Saturday 19 October 2019

Cold 'blob' on Atlantic surface may be disturbing sea currents

A giant 'blob' of cold water has appeared in the North Atlantic over the summer months
A giant 'blob' of cold water has appeared in the North Atlantic over the summer months

Steve Connor

A giant 'blob' of cold water has appeared in the North Atlantic over the summer months, bucking the global trend of warmer-than-normal sea surface temperatures around the world, scientists have declared.

Sea temperatures off the Irish coast have been lower than in recent years, with a summer high of no more that 14.9C at best - perhaps a degree lower than usual.

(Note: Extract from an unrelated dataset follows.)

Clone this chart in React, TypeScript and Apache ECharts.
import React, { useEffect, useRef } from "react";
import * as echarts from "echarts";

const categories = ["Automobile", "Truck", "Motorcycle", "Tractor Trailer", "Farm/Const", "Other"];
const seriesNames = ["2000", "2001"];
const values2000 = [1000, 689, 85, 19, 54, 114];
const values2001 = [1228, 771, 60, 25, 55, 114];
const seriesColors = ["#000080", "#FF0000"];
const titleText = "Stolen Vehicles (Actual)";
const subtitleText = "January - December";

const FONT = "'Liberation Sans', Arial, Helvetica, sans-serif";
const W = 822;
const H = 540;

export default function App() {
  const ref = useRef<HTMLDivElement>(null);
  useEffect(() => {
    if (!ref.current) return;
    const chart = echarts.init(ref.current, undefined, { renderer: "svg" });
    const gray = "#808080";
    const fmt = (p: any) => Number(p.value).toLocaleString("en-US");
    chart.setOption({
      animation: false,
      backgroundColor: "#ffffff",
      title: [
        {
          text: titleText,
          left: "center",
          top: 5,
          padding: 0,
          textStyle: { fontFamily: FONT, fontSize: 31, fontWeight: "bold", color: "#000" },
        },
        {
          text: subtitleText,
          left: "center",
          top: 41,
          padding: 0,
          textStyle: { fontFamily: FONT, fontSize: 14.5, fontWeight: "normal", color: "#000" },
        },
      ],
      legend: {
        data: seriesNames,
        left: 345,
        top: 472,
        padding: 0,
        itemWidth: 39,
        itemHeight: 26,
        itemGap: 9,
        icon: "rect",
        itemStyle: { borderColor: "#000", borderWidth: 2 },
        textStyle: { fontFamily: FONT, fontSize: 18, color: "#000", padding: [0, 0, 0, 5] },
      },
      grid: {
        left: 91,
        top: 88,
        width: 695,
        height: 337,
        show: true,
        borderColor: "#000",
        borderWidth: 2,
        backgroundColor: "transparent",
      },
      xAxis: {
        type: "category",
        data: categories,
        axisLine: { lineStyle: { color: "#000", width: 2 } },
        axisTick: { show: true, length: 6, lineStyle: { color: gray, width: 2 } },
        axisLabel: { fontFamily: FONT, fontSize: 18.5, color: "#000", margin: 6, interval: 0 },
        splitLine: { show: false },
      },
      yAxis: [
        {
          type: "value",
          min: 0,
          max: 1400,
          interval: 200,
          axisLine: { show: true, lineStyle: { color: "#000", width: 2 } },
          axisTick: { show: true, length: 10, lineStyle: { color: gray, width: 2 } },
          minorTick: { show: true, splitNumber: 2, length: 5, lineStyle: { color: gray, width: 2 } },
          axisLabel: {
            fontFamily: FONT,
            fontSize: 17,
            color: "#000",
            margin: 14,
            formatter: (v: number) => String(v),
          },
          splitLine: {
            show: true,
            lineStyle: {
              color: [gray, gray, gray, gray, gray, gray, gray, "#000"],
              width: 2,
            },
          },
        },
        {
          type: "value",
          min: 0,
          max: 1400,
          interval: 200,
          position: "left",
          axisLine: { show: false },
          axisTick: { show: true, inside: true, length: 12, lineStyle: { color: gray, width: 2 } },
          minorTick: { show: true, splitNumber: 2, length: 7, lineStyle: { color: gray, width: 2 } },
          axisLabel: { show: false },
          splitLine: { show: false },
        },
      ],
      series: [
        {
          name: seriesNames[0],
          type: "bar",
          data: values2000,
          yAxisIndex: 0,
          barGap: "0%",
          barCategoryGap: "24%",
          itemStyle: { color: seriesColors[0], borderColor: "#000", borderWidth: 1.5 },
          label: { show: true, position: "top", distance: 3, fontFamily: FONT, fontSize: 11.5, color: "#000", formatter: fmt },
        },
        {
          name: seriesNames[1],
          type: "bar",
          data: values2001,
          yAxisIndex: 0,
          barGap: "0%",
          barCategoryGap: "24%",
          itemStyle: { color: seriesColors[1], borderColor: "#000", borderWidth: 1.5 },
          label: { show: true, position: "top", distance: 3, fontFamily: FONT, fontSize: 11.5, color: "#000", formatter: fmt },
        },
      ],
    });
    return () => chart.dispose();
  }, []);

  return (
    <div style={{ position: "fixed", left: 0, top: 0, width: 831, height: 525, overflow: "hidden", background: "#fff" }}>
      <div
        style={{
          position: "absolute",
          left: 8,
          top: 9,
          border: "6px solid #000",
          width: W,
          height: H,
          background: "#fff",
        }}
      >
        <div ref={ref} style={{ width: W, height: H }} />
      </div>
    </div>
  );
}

Temperatures of the sea surface in a vast region south of Greenland are near to, or below their lowest recorded levels, leading some scientists to speculate that it may be a sign that the vast ocean currents of the North Atlantic are slowing down due to large volumes of glacial melt-water running into the sea.

Since the start of the year, scientists at the US National Oceanic and Atmospheric Administration have recorded much lower sea-surface temperatures than usual in the region south of Greenland and Iceland, with some areas recording the lowest eight-month period on record.

This contrasts with the noticeably higher-than-average temperatures seen in almost every other part of the world, which has coincided with a strong El Nino event in the Pacific Ocean - the warm sea current that is associated with a disturbance in normal weather patterns.

A spokeswoman for the Met Office said: "North Atlantic sea surface temperatures are well below average, they have been all summer."

One suggestion is that the freshwater run-off from the melting Greenland glaciers are disturbing the ocean "engine" that drives the North Atlantic meridional overturning circulation - the giant "conveyor belt" of sea currents that includes the Gulf Stream.

The engine that drives ocean currents is powered by the sinking of cold, salty water from the sea surface to the seabed in a part of the North Atlantic south of Iceland.

However, some scientists fear that it is being disturbed by a layer of cold freshwater, which tends to remain on the sea surface, because the less-dense freshwater floats on the denser, salty water.

Earlier this year, scientists published a study suggesting that the North Atlantic circulation - the northward flow of warm, surface water and the southward flow of deep, cold water - had slowed by 15pc-20pc during the 20th Century.